For 1972, the E49 was ready with its new Borg-Warner four-speed. But the wet conditions suited the Torana and Brock’s special talents. In the excitement surrounding Brock’s victory, few registered just how close the Chargers came to claiming victory. Leo Geoghegan started on grid four, having qualified in 2:39.1, nine-tenths behind Brock in third. Moffat secured pole with a time of 2:35.8 ahead of John Goss (2:36.7). Doug Chivas finished the race in third and Leo Geoghegan in fourth, one lap and two laps respectively behind second-placed John French (Falcon) – both cars lost time in the pits for silly reasons (wheel nuts for Doug, loose battery terminal for Leo) and either could easily have won the race. Regardless, third and fourth outright hardly amounts to failure.

So, while the racing Chargers have received less acknowledgement than the Holdens and Fords, the 1972 Bathurst result is impressive.

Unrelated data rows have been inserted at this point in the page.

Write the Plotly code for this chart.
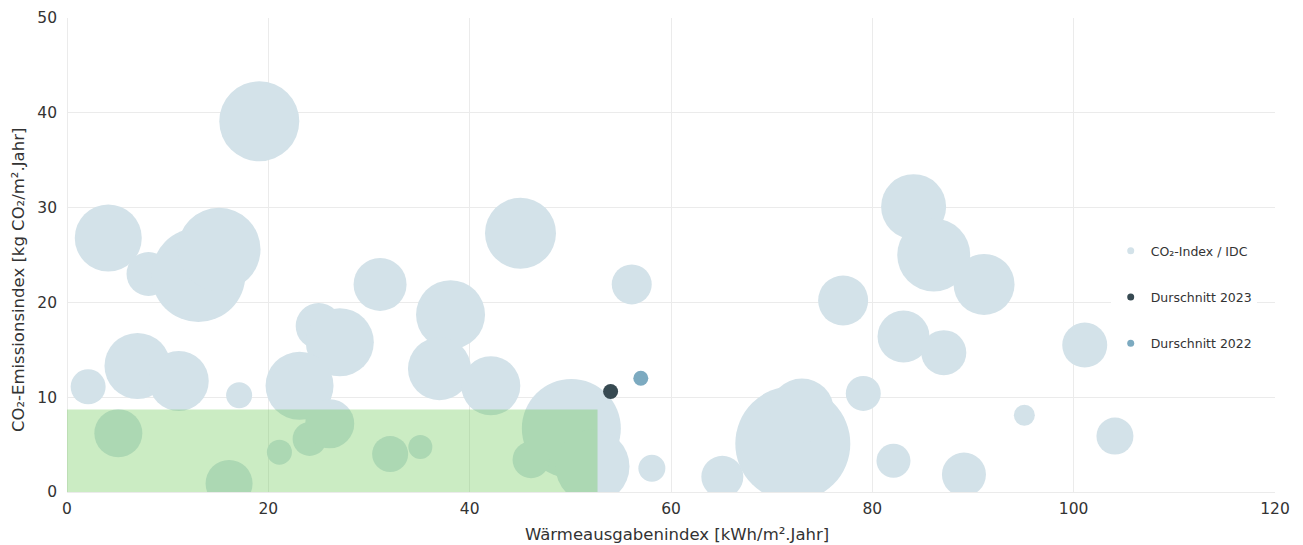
import plotly.graph_objects as go

# Bubble data: Wärmeausgabenindex (x), CO2-Emissionsindex (y), bubble magnitude (IDC)
heat_index = [19.1, 4.1, 8.1, 13.05, 15.1, 31.1, 45.05, 38.1, 25.0, 27.1, 7.0, 11.1,
              2.1, 17.1, 23.1, 37.0, 42.1, 56.1, 50.1, 52.2, 46.1, 58.1, 65.1, 72.1,
              73.0, 84.1, 86.1, 91.1, 77.1, 83.1, 87.1, 101.1, 79.1, 95.1, 104.1, 82.1,
              89.1, 5.1, 16.1, 21.1, 24.1, 26.1, 32.1, 35.1]
co2_index = [39.1, 26.8, 23.0, 22.9, 25.6, 21.9, 27.3, 18.7, 17.5, 15.8, 13.3, 11.7,
             11.1, 10.2, 11.2, 13.0, 11.2, 21.9, 6.7, 2.7, 3.4, 2.5, 1.6, 5.1,
             8.6, 30.1, 25.0, 21.9, 20.2, 16.4, 14.7, 15.5, 10.4, 8.1, 5.9, 3.3,
             1.85, 6.2, 0.9, 4.2, 5.6, 7.2, 4.0, 4.75]
idc_value = [80, 67, 44, 94, 83, 53, 71, 69, 46, 68, 66, 60,
             35, 26, 68, 63, 59, 40, 99, 74, 37, 27, 42, 115,
             64, 65, 73, 61, 50, 52, 45, 45, 35, 21, 37, 34,
             44, 48, 47, 25, 34, 49, 36, 24]

avg_2023 = (54.0, 10.6)
avg_2022 = (57.0, 12.0)

# Target zone (green rectangle)
zone_x = (0, 52.7)
zone_y = (0, 8.7)

legend_names = ["CO₂-Index / IDC", "Durschnitt 2023", "Durschnitt 2022"]
x_ticks = [0, 20, 40, 60, 80, 100, 120]
y_ticks = [0, 10, 20, 30, 40, 50]
x_title = "Wärmeausgabenindex [kWh/m².Jahr]"
y_title = "CO₂-Emissionsindex [kg CO₂/m².Jahr]"

C_BUBBLE = "#d3e2e9"
C_2023 = "#374a52"
C_2022 = "#7caac0"
FONT = "DejaVu Sans"
TXT = "#333333"
GRID = "#ebebeb"

fig = go.Figure()

fig.add_trace(go.Scatter(
    x=heat_index, y=co2_index, mode="markers", showlegend=False,
    marker=dict(size=idc_value, sizemode="diameter", sizeref=1,
                color=C_BUBBLE, line=dict(width=0), opacity=1),
    hoverinfo="skip"))
fig.add_trace(go.Scatter(
    x=[avg_2023[0]], y=[avg_2023[1]], mode="markers", showlegend=False,
    marker=dict(size=15, color=C_2023, line=dict(width=0))))
fig.add_trace(go.Scatter(
    x=[avg_2022[0]], y=[avg_2022[1]], mode="markers", showlegend=False,
    marker=dict(size=15, color=C_2022, line=dict(width=0))))

# legend entries
for name, col in zip(legend_names, [C_BUBBLE, C_2023, C_2022]):
    fig.add_trace(go.Scatter(
        x=[None], y=[None], mode="markers", name=name, legendgroup=name,
        marker=dict(size=7, color=col, line=dict(width=0))))

fig.add_shape(type="rect", xref="x", yref="y",
              x0=zone_x[0], x1=zone_x[1], y0=zone_y[0], y1=zone_y[1],
              fillcolor="rgba(82,192,55,0.3)", line=dict(width=0), layer="above")

fig.add_annotation(text=x_title, xref="paper", yref="paper", x=0.505, y=0,
                   yshift=-42, xanchor="center", yanchor="middle", showarrow=False,
                   font=dict(size=16.5, color=TXT, family=FONT))
fig.add_annotation(text=y_title, xref="paper", yref="paper", x=-0.0406, y=0.447,
                   xanchor="center", yanchor="middle", textangle=-90, showarrow=False,
                   font=dict(size=16.5, color=TXT, family=FONT))

fig.update_layout(
    width=1295, height=537,
    margin=dict(l=59, r=28, t=10, b=53, autoexpand=False),
    paper_bgcolor="white", plot_bgcolor="white",
    font=dict(family=FONT, color=TXT, size=15.5),
    legend=dict(x=0.864, y=0.411, xanchor="left", yanchor="middle",
                bgcolor="white", font=dict(size=12.5, color=TXT, family=FONT),
                tracegroupgap=27, itemwidth=30),
    xaxis=dict(range=[0, 120], tickvals=x_ticks, showgrid=True, gridcolor=GRID,
               gridwidth=1, zeroline=True, zerolinecolor=GRID, zerolinewidth=1,
               showline=False, ticks="", tickfont=dict(size=15.5, color=TXT),
               ticklabelstandoff=5, automargin=False),
    yaxis=dict(range=[0, 50], tickvals=y_ticks, showgrid=True, gridcolor=GRID,
               gridwidth=1, zeroline=True, zerolinecolor=GRID, zerolinewidth=1,
               showline=False, ticks="", tickfont=dict(size=15.5, color=TXT),
               ticklabelstandoff=9, automargin=False),
)

fig.write_html("out.html")
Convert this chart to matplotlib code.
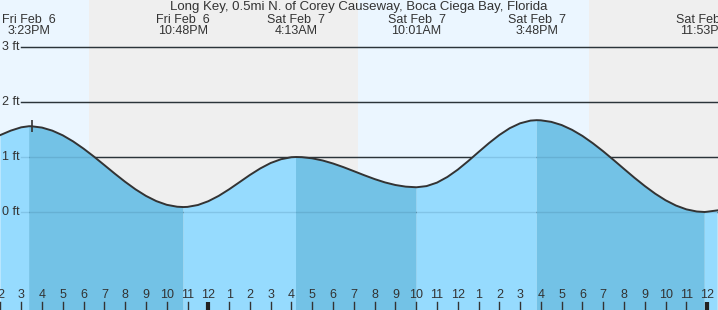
import matplotlib
matplotlib.use('Agg')
import matplotlib.pyplot as plt
import numpy as np

plt.rcParams['font.family'] = ['Liberation Sans', 'DejaVu Sans']

title = 'Long Key, 0.5mi N. of Corey Causeway, Boca Ciega Bay, Florida'

# hours counted from Fri Feb 6 00:00
event_hours = [15.38, 22.80, 28.22, 34.02, 39.80, 47.88]
event_heights = [1.56, 0.09, 1.00, 0.45, 1.67, 0.00]
event_days = ['Fri Feb  6', 'Fri Feb  6', 'Sat Feb  7', 'Sat Feb  7', 'Sat Feb  7', 'Sat Feb  7']
event_times = ['3:23PM', '10:48PM', '4:13AM', '10:01AM', '3:48PM', '11:53PM']

# tide curve, every half hour
curve_hours = [14.0, 14.5, 15.0, 15.38, 15.5, 16.0, 16.5, 17.0, 17.5, 18.0, 18.5, 19.0, 19.5,
               20.0, 20.5, 21.0, 21.5, 22.0, 22.5, 22.8, 23.0, 23.5, 24.0, 24.5, 25.0,
               25.5, 26.0, 26.5, 27.0, 27.5, 28.0, 28.22, 28.5, 29.0, 29.5, 30.0, 30.5,
               31.0, 31.5, 32.0, 32.5, 33.0, 33.5, 34.0, 34.02, 34.5, 35.0, 35.5, 36.0,
               36.5, 37.0, 37.5, 38.0, 38.5, 39.0, 39.5, 39.8, 40.0, 40.5, 41.0, 41.5,
               42.0, 42.5, 43.0, 43.5, 44.0, 44.5, 45.0, 45.5, 46.0, 46.5, 47.0, 47.5,
               47.88, 48.0, 48.5]
curve_ft = [1.40, 1.48, 1.54, 1.56, 1.559, 1.535, 1.479, 1.394, 1.283, 1.152, 1.007, 0.853, 0.698,
            0.549, 0.412, 0.293, 0.198, 0.131, 0.096, 0.09, 0.093, 0.127, 0.196, 0.293, 0.412,
            0.542, 0.673, 0.792, 0.891, 0.960, 0.996, 1.00, 0.997, 0.976, 0.937, 0.882, 0.816,
            0.743, 0.669, 0.599, 0.538, 0.491, 0.461, 0.450, 0.45, 0.471, 0.534, 0.637, 0.770,
            0.925, 1.090, 1.252, 1.400, 1.524, 1.613, 1.662, 1.67, 1.667, 1.639, 1.581, 1.494,
            1.383, 1.250, 1.103, 0.945, 0.783, 0.623, 0.472, 0.333, 0.213, 0.117, 0.048, 0.009,
            0.00, 0.005, 0.03]

# daylight periods (sunrise/sunset)
day_spans = [(14.0, 18.28), (31.2, 42.33)]
night_spans = [(18.28, 31.2), (42.33, 48.6)]

tick_hours = list(range(14, 49))
tick_labels = [str(h % 12 if h % 12 else 12) for h in tick_hours]
grid_levels = [0, 1, 2, 3]
now_hour = 15.5

fig = plt.figure(figsize=(7.18, 3.10), dpi=100)
ax = fig.add_axes([0, 0, 1, 1])
x0, x1 = 13.98, 48.52
ax.set_xlim(x0, x1)
ax.set_ylim(-1.782, 3.855)
ax.axis('off')

for a, b in day_spans:
    ax.axvspan(a, b, color='#ebf6ff', zorder=0, lw=0)
for a, b in night_spans:
    ax.axvspan(a, b, color='#efefef', zorder=0, lw=0)

gx = 21 / 718
for lv in grid_levels:
    ax.axhline(lv, xmin=gx, xmax=1, color='#2b2b2b', lw=1, zorder=1)
    ax.axhline(lv, xmin=gx, xmax=1, color='#2b5f80', lw=1, alpha=0.18, zorder=4)
    ax.text(2 / 718, lv, '%d ft' % lv, transform=ax.get_yaxis_transform(),
            ha='left', va='center', fontsize=9, color='#333333', zorder=5)

hrs = np.array(curve_hours)
ft = np.array(curve_ft)
falling = np.zeros(len(hrs), dtype=bool)
for i in range(0, len(event_hours) - 1, 2):
    falling |= (hrs >= event_hours[i]) & (hrs <= event_hours[i + 1])
rising = ~falling
for i in range(1, len(event_hours) - 1, 2):
    rising |= (hrs >= event_hours[i]) & (hrs <= event_hours[i + 1])
rising |= hrs <= event_hours[0]
rising |= hrs >= event_hours[-1]

ax.fill_between(hrs, -2, ft, where=rising, color='#96dbfe', lw=0, zorder=2)
ax.fill_between(hrs, -2, ft, where=falling, color='#73c2e6', lw=0, zorder=3)
ax.plot(hrs, ft, color='#333333', lw=1.4, zorder=6)
ax.plot([now_hour], [1.56], marker='|', ms=9, mew=1.2, color='#333333', zorder=7)

# hour ticks along the bottom
tr = ax.get_xaxis_transform()
for h, lab in zip(tick_hours, tick_labels):
    if h % 24 == 0:
        ax.plot([h, h], [0, 8 / 310], transform=tr, color='#222222', lw=3, zorder=7,
                solid_capstyle='butt')
    else:
        ax.plot([h, h], [0, 8 / 310], transform=tr, color='#333333', lw=1, zorder=7)
    ax.text(h, 1 - 295 / 310, lab, transform=tr, ha='center', va='center',
            fontsize=9, color='#333333', zorder=7)

# high / low labels along the top
for h, d, t in zip(event_hours, event_days, event_times):
    ax.text(h, 1 - 20 / 310, d, transform=tr, ha='center', va='center',
            fontsize=9, color='#333333', zorder=7)
    ax.text(h, 1 - 31 / 310, t, transform=tr, ha='center', va='center',
            fontsize=9, color='#333333', zorder=7)

ax.text(0.5, 1 - 7 / 310, title, transform=ax.transAxes, ha='center', va='center',
        fontsize=9.5, color='#333333', zorder=7)

fig.savefig('out.png', dpi=100)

The Charger is a unique car. Chrysler Australia’s then boss David Brown came up with the concept, originally known as the ’29 Car’. (So good they changed the name: ‘Life is Fine with 29’ doesn’t quite have the ring of ‘Hey Charger!’) Brown wanted a more compact, sporty version of the VH Valiant. So it was that the Charger lost six inches in wheelbase, 13 inches in overall length and a remarkable 130kg of weight.
Almost half of all VH Valiants sold were Chargers, but R/T E49 variants such as Phil Rizzo’s were rare when new and even more so half a century down the bitumen with maybe fewer than 100 extant. It is a privilege to feature Phil’s sublime example in our Member Spotlight series.